A Quickening Star, Sue Morgan

Flipped Eye Publishing, 2019         £4.00

Imagery with impact

Sue Morgan’s pamphlet is full of beautiful imagery which does much more than paint a picture. For instance, in ‘Gathering Blackberries at Grange’, Morgan gives a new perspective on the ancient pastime of berry-picking, combining vivid imagery and gorgeous description with a religious metaphor:  

Bounty bursts heavenwards
on barbed arcs. Unreachable,
round and heavy […]

Glistening blood-berries,
bright bobbles along a razor line.

The ‘blood’ which later relates to ‘a thickened crown of thorns’ takes us far deeper into the image of a simple scrumping session.

Morgan’s imagery is also used to approach difficult subjects. In ‘Forced Entry’, she writes a controlled and powerful account of an assault: ‘he knows / a hundred ways to harm without marking’. Her description of the sea conveys a hopeless, used victim:

You are a mash of waves
scattered

onto shingle,
dirt-foamed ebb

dispersed
among darkened cobbles.

Most striking of all, to me, is Morgan’s title poem, ‘A Quickening Star’, about an unborn child:

Until I considered how you’d blown

like simple dust from distant stars, sought out
my hollow space to pause your orbit dance.

Now I breathe again to pirouette you
somewhere infinite.

The poet entwines an image of outer space with what is deeply personal — the body, and feelings of loss. This star’s pause before being pirouetted from the body’s ‘hollow space’ to somewhere everlasting is extremely moving.
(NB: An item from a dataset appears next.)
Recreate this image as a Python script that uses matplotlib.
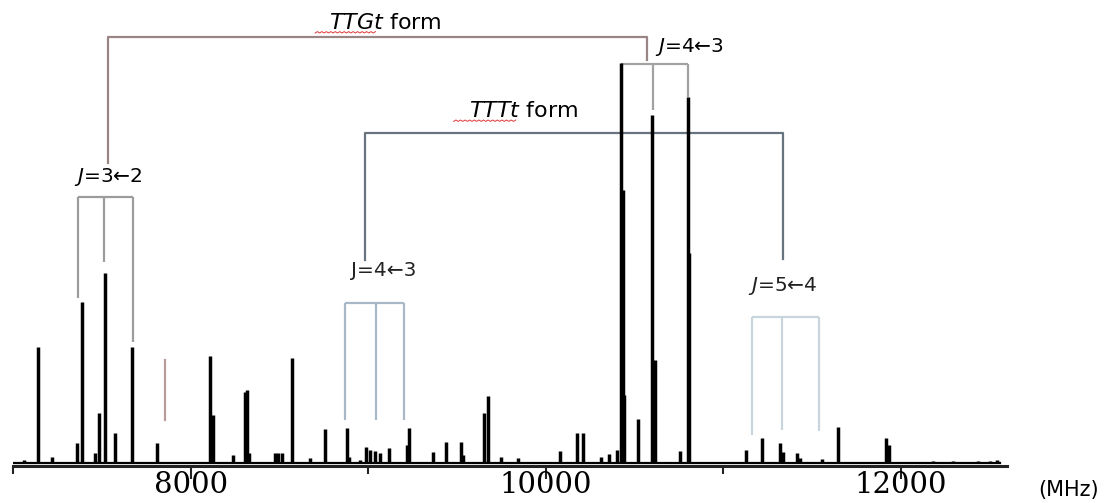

Space is unreachable — as grief may feel — and there is some comfort in the portrayal of this distant star, existing beyond us.
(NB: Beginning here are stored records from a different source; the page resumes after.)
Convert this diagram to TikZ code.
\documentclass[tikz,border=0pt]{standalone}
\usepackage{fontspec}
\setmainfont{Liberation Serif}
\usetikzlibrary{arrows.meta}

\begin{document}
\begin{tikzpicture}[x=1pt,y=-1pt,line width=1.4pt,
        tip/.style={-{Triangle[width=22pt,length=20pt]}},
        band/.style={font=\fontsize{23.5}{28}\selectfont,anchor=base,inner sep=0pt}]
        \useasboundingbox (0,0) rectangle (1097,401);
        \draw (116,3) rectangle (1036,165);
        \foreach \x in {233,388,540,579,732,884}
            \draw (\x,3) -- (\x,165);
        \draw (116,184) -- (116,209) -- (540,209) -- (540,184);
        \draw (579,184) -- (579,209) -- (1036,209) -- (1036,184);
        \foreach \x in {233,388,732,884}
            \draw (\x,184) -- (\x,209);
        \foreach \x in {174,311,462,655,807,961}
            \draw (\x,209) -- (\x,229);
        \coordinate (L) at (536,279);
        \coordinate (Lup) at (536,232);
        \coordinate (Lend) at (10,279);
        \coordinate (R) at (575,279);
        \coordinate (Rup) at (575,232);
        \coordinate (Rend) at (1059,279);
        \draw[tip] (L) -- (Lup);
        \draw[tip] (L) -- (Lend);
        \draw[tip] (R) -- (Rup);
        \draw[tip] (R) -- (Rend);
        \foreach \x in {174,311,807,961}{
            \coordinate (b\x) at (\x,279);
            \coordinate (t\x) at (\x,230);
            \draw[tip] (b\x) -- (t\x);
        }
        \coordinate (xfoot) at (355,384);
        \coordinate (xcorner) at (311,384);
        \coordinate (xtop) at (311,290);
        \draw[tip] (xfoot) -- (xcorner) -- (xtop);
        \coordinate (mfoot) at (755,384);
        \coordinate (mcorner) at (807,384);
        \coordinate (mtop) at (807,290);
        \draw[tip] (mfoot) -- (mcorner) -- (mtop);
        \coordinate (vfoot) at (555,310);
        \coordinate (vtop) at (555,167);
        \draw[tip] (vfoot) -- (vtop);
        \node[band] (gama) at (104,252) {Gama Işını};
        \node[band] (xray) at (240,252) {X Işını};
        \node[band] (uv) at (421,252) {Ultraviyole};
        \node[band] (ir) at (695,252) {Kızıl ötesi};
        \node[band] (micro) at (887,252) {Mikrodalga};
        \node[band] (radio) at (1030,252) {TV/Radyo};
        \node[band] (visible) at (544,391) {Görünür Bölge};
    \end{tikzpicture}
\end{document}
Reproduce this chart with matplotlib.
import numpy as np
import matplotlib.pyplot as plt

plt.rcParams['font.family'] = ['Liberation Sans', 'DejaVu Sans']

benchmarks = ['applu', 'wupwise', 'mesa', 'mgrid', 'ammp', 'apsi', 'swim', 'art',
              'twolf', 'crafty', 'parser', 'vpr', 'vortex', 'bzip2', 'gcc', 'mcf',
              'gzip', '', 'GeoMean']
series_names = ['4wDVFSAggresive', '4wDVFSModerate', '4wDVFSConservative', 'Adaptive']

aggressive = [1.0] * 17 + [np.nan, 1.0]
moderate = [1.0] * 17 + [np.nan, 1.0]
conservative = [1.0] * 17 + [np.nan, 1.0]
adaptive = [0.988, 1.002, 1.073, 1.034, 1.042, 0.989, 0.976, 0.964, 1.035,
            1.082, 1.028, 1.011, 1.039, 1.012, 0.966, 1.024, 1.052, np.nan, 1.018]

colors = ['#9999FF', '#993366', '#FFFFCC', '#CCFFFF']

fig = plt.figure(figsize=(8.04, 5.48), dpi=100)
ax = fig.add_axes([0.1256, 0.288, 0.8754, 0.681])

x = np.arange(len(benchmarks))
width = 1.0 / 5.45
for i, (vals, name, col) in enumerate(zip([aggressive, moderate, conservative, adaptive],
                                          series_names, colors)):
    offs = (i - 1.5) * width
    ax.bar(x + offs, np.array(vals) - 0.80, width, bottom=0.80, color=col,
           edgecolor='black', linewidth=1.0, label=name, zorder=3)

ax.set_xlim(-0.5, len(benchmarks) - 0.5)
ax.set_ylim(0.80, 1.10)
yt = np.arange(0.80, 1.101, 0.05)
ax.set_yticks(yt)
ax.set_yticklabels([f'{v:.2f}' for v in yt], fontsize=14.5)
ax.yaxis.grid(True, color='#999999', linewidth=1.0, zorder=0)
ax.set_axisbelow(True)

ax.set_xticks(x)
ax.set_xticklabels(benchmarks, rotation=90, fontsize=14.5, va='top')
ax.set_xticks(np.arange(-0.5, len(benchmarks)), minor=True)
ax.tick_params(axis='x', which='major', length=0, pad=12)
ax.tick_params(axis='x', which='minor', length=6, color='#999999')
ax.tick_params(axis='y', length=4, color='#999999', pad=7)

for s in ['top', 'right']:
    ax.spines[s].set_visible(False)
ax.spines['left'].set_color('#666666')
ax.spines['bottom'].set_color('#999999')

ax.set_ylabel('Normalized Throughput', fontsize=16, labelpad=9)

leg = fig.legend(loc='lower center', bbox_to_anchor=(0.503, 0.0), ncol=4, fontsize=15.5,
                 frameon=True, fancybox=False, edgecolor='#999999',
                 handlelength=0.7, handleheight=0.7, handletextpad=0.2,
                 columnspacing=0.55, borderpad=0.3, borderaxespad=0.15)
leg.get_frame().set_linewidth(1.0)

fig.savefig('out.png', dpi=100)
In ‘Let Red Hibiscus Fall’ Morgan’s imagery depicts small acts of love:

I will brush the road from your feet
with my hair
and feed you fat, warm-scented figs
from the courtyard at St John’s.

Here, two simple gestures suggest great affection and intimacy — true to her style throughout this pamphlet, the poet captures this tenderness in a vividly striking way.